L’affaire n’en est donc pas véritablement une. En tout cas pas cachée. Sauf que… Dans un article du site lequipement.fr, on peut lire ceci

“les éthylotests à usage unique périment en 18 à 24 mois mais sont également très sensibles aux écarts de température. (…) Contralco précisait récemment travailler « avec des députés pour voir comment l’éthylotest pourrait être considéré comme un produit de prévention et se voir appliquer un taux de TVA à 5,5 %. » Car en étant taxé à 19,6 %, et bientôt 21,2 %, le jackpot est multiple”.

Voilà qui devient intéressant. C’est le double effet kiss-cool de la mesure. Non seulement, l’éthylotest est obligatoire mais comme il est un outil de prévention, ce que son caractère obligatoire renforce, alors son taux de TVA doit baisser. Très fort.

Pour commenter cette mesure, Dominique Bussereau, ancien ministre des Transports n’y est pas allée de main morte. Dans les colonnes de Sud-Ouest, il indique :

“La Ligue de défense des conducteurs a beau être composée de gens primaires et désagréables, je trouve très choquant que le président de l’association en faveur des éthylotests soit également employé de l’entreprise qui les fabrique”.

Hic et nunc

Dominique Bussereau qui n’est pas né de la dernière pluie devrait pourtant savoir qu’en France cela ressemble plutôt à une coutume. Il n’est qu’à voir la situation de nombre syndicats patronaux ou salariés.

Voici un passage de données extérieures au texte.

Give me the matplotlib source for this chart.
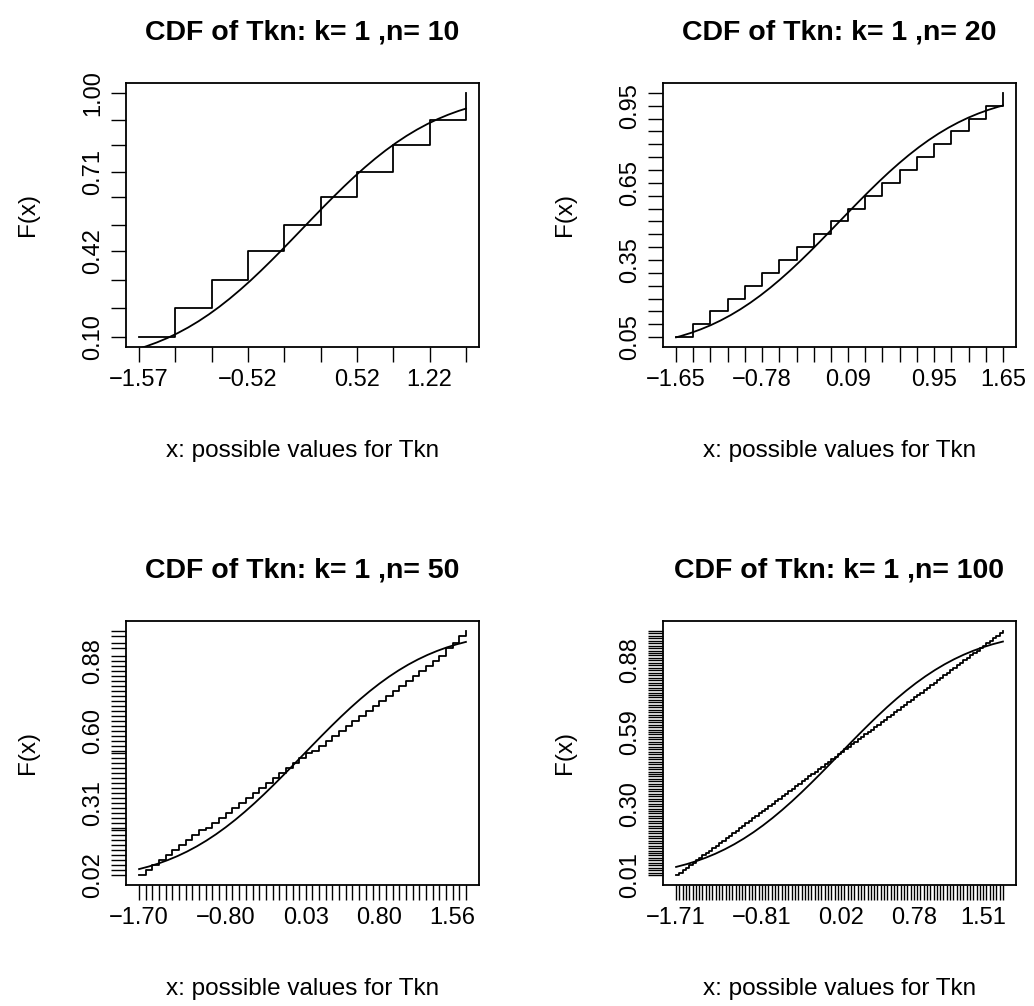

Et l’ancien ministre de continuer :

“De toute façon, la vraie solution serait d’équiper en série les véhicules. Hélas, j’ai senti du conservatisme et de la paresse intellectuelle chez les constructeurs automobiles quand je cherchais à les convaincre”.

Ce qui est conforme à que, alors ministre, il déclarait en 2008,

“Dominique Bussereau est revenu sur les mesures envisagées pour lutter contre l’alcool au volant. Le secrétaire d’État chargé des Transports a notamment prôné l’autocontrôle, grâce à l’éthylotest : « Pour que l’on puisse à tout moment s’auto-évaluer, l’éthylotest sera généralisé dans les voitures, et vraisemblablement obligatoire un jour. Deuxièmement, j’ai demandé aux constructeurs automobiles d’envisager l’éthylotest embarqué, en série, comme il y a l’allume-cigare. »

La LDC considère comme un hold-up l’obligation des éthylotests et ne manque pas de le faire savoir. Représentée par Christiane Bayard, cette association est à peu près contre toutes les lois de régulation sur la route. Elle n’avait pas manqué de faire son propre lobbying lors des élections législatives en interpellant les candidats.